How Much of Russia Is Actually Habitable?

Russia, the world’s largest country by land area, spans over 17 million square kilometers, stretching across eleven time zones. Despite its immense geographical scale, widespread habitability is not the case. Russia’s population is relatively modest, numbering around 144 to 146 million, positioning it as the ninth most populous country globally. The majority of its citizens are concentrated within a smaller portion of its territory, raising questions about its actual habitability.

Defining Habitability in Russia

Defining habitable land in Russia involves evaluating climate, permafrost, terrain, and the availability of essential resources and infrastructure. Russia’s climate is highly diverse, ranging from Arctic and Subarctic zones in the north to temperate and even a small subtropical region near the Black Sea. Most of its major cities are located within these more temperate zones, yet extreme cold is a defining characteristic of much of the country, with eastern Siberia experiencing winter temperatures as low as -60°C. These harsh conditions contribute to short growing seasons, which limit agricultural viability in many areas.

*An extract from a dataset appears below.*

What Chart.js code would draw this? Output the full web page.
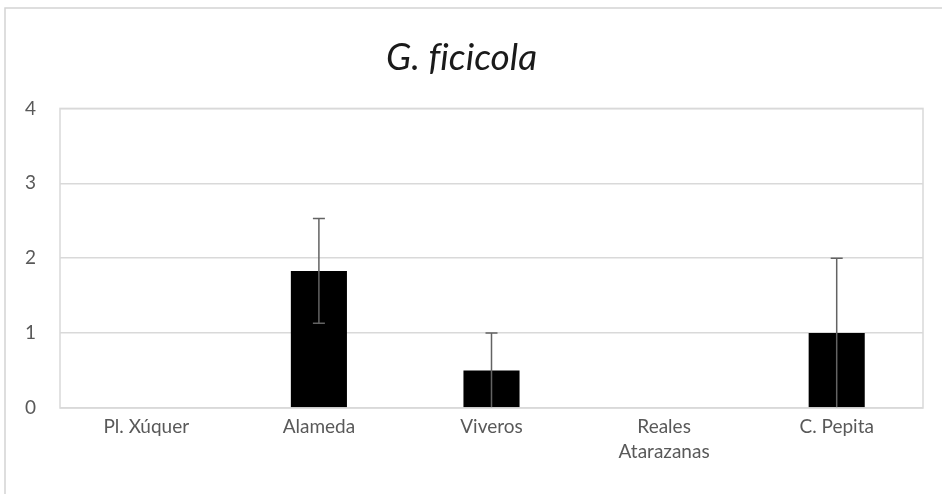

A significant challenge to habitation is the widespread presence of permafrost, permanently frozen ground that underlies an estimated 60% to 70% of Russia’s territory, particularly east of the Ural Mountains. This complicates construction, agriculture, and infrastructure development, as thawing can lead to ground subsidence and reduced bearing capacity for foundations, causing damage to buildings, roads, and pipelines. The country’s terrain further restricts settlement, featuring arctic deserts, extensive tundra, vast taiga forests, and mountainous regions like the Caucasus and Altai ranges. Many remote areas also lack the necessary water sources, arable land, and established transportation or energy networks needed for sustaining large-scale human populations.

The Densely Populated Western Corridor

The primary habitable region of Russia is the European part. This area, while covering approximately 23-25% of the country’s total landmass, is home to about 75-80% of Russia’s population. Population density in European Russia is significantly higher, averaging about 27.5 people per square kilometer. This concentrated settlement pattern is a direct result of more favorable environmental conditions.

The climate in this western corridor is largely temperate continental. While winters can be cold, summers are typically warm and humid in central areas like Moscow. The region also boasts fertile agricultural lands, notably the “Black Earth” (Chernozem) belt, which supports productive crop cultivation. The presence of major cities like Moscow, with its 11.5 to 12.7 million residents, and Saint Petersburg, home to over 5 million, underscores the area’s capacity to sustain large populations. These cities, along with a well-developed network of transportation routes, including major rivers and historical trade paths, contribute to the region’s role as a center of Russian settlement and economic activity.

Environmental Constraints on Settlement

Beyond its western corridor, most of Russia’s land area faces environmental constraints limiting human settlement. Asian Russia constitutes approximately 77% of the country’s landmass but supports only 20-27% of the total population, resulting in a density as low as 2.5 to 3 people per square kilometer. This expansive territory is characterized by extreme cold, with winter temperatures frequently dropping below -30°C and plummeting to -60°C in some eastern areas.

Widespread permafrost profoundly impacts these eastern regions. The thawing of this frozen ground causes significant damage to critical infrastructure, including roads, pipelines, and buildings, as it leads to ground instability and subsidence. The dense, swampy taiga forests that dominate much of Siberia also present barriers to agricultural and infrastructure development. Similar challenges plague the Russian Far East, where remoteness and permafrost are compounded by the potential for seismic activity in some areas.

The Arctic regions endure unrelenting cold, extended periods of darkness, and pervasive ice, with continuous permafrost making large-scale habitation exceptionally difficult. Logistical challenges are extreme in these remote northern territories. Further south, mountainous ranges such as the Caucasus and Altai present topographical obstacles, restricting settlement and accessibility. Many remote areas also lack sufficient arable land or readily accessible natural resources, with northern topsoil often being thin and acidic.

Factors Shaping Future Habitability

Several factors could influence the extent of habitable land in Russia. Climate change, for instance, while thawing permafrost poses significant risks to existing infrastructure, could simultaneously open up limited areas for agricultural use in some northern regions. Projections suggest that Siberia might become more climatically comfortable by the 2080s, with an increase in ecological potential and a potential reduction in permafrost coverage from approximately 65% to 40% under certain warming scenarios.

Resource development also plays a role, as new discoveries of minerals or energy reserves in remote areas could spur specialized settlements. The energy sector’s infrastructure in permafrost-affected regions, though vulnerable to thawing, continues to drive localized development and requires ongoing adaptation. Large-scale infrastructure projects, such as new transportation routes including Arctic shipping lanes, could marginally improve accessibility and habitability in remote territories. Technological advancements in cold-weather construction, such as new concrete formulations designed to withstand cyclic freezing and thawing, enhancing the durability of structures in harsh climates. Energy-efficient building designs are also being tailored for Russia’s cold regions, potentially making more areas viable for human presence.